A camera lens has a focal length of 200mm . How far from the lens should the subject for the photo be if the lens is 20.4cm from the sensor?

You wish to project the image of a slide on a screen 9.00m from the lens of a slide projector. (a) If the slide is placed 15.0cm from the lens, what focal length lens is required? (b) If the dimensions of the picture on a 35 mm color slide are 24mm x 36mm, what is the minimum size of the projector screen required to accommodate the image?

When a camera is focused, the lens is moved away from or toward the digital image sensor. If you take a picture of your friend, who is standing 3.90 m from the lens, using a camera with a lens with an 85-mm focal length, how far from the sensor is the lens? Will the whole image of your friend, who is 175 cm tall, fit on a sensor that is 24 mm * 36 mm?

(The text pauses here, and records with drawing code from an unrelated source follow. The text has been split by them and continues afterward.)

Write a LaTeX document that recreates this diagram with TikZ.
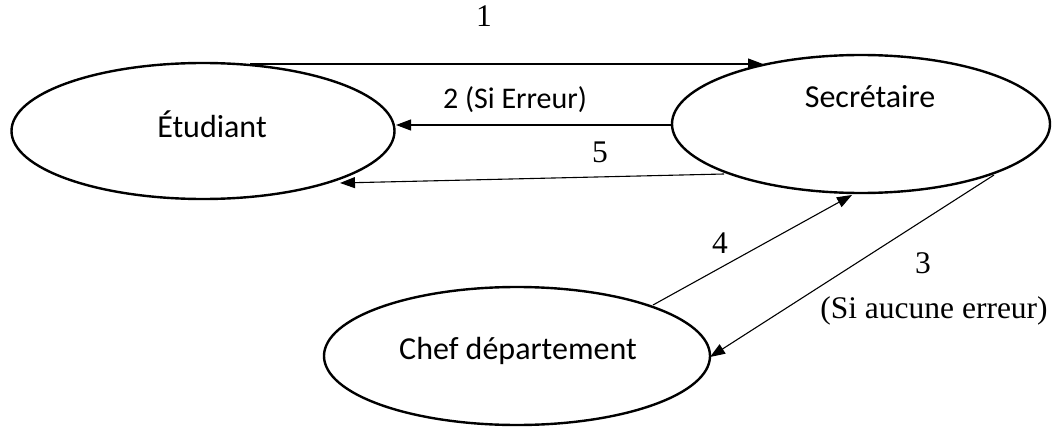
\documentclass[tikz,border=0pt]{standalone}
\usepackage{fontspec}
\setmainfont{Liberation Serif}
\newfontfamily\calib{Carlito}
\usetikzlibrary{shapes.geometric,arrows.meta}
\begin{document}
\begin{tikzpicture}[x=1pt,y=-1pt,
  actor/.style={draw,ellipse,line width=2.4pt,inner sep=0pt},
  flow/.style={line width=1.1pt,-{Triangle[length=15pt,width=11pt]}},
  roman/.style={font=\fontsize{31.5}{35}\selectfont,anchor=base},
  sans/.style={font=\calib\fontsize{32}{36}\selectfont,anchor=base},
  sanssmall/.style={font=\calib\fontsize{30}{34}\selectfont,anchor=base}]
\useasboundingbox (0,0) rectangle (1053,428);

% actors
\node[actor,minimum width=383pt,minimum height=136pt] (etu) at (203,131) {};
\node[actor,minimum width=378pt,minimum height=138pt] (sec) at (861,124) {};
\node[actor,minimum width=386pt,minimum height=138pt] (chef) at (517,356) {};

\node[sans] (etuT) at (212,137) {Étudiant};
\node[sans] (secT) at (870,107) {Secrétaire};
\node[sans] (chefT) at (518,359) {Chef département};

% anchor points on the outlines
\coordinate (e1) at (250,64);
\coordinate (e2) at (396,125);
\coordinate (e5) at (340,183);
\coordinate (s1) at (763,64);
\coordinate (s2) at (672,125);
\coordinate (s5) at (724,174);
\coordinate (s4) at (852,195);
\coordinate (s3) at (994,175);
\coordinate (c4) at (653,305);
\coordinate (c3) at (710,357);

% flows
\draw[flow] (e1) -- (s1);
\draw[flow] (s2) -- (e2);
\draw[flow] (s5) -- (e5);
\draw[flow] (c4) -- (s4);
\draw[flow] (s3) -- (c3);

% flow labels
\node[roman] (l1) at (484,27) {1};
\node[sanssmall] (l2) at (515,109) {2 (Si Erreur)};
\node[roman] (l5) at (600,162) {5};
\node[roman] (l4) at (720,253) {4};
\node[roman] (l3) at (923,273) {3};
\node[roman] (l3b) at (934,318) {(Si aucune erreur)};
\end{tikzpicture}
\end{document}
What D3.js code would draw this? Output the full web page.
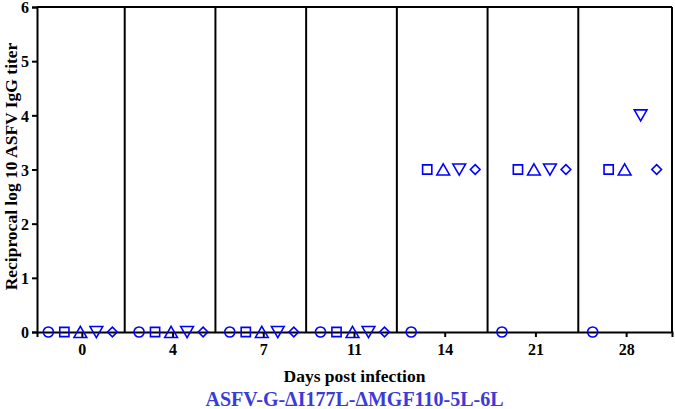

Zoom Lens: Consider the simple model of the zoom lens as shown in (A). The converging lens has focal length f₁ = 12 cm, and the diverging lens has focal length f₂ = -12 cm. The lenses are separated by 4 cm. (a) For a distant object, where is the image of the converging lens? (b) The image of the converging lens serves as the object for the diverging lens. What is the object distance for the diverging lens? (c) Where is the final image? (d) Repeat parts (a), (b), and (c) for the situation shown in (B), in which the lenses are separated by 8 cm.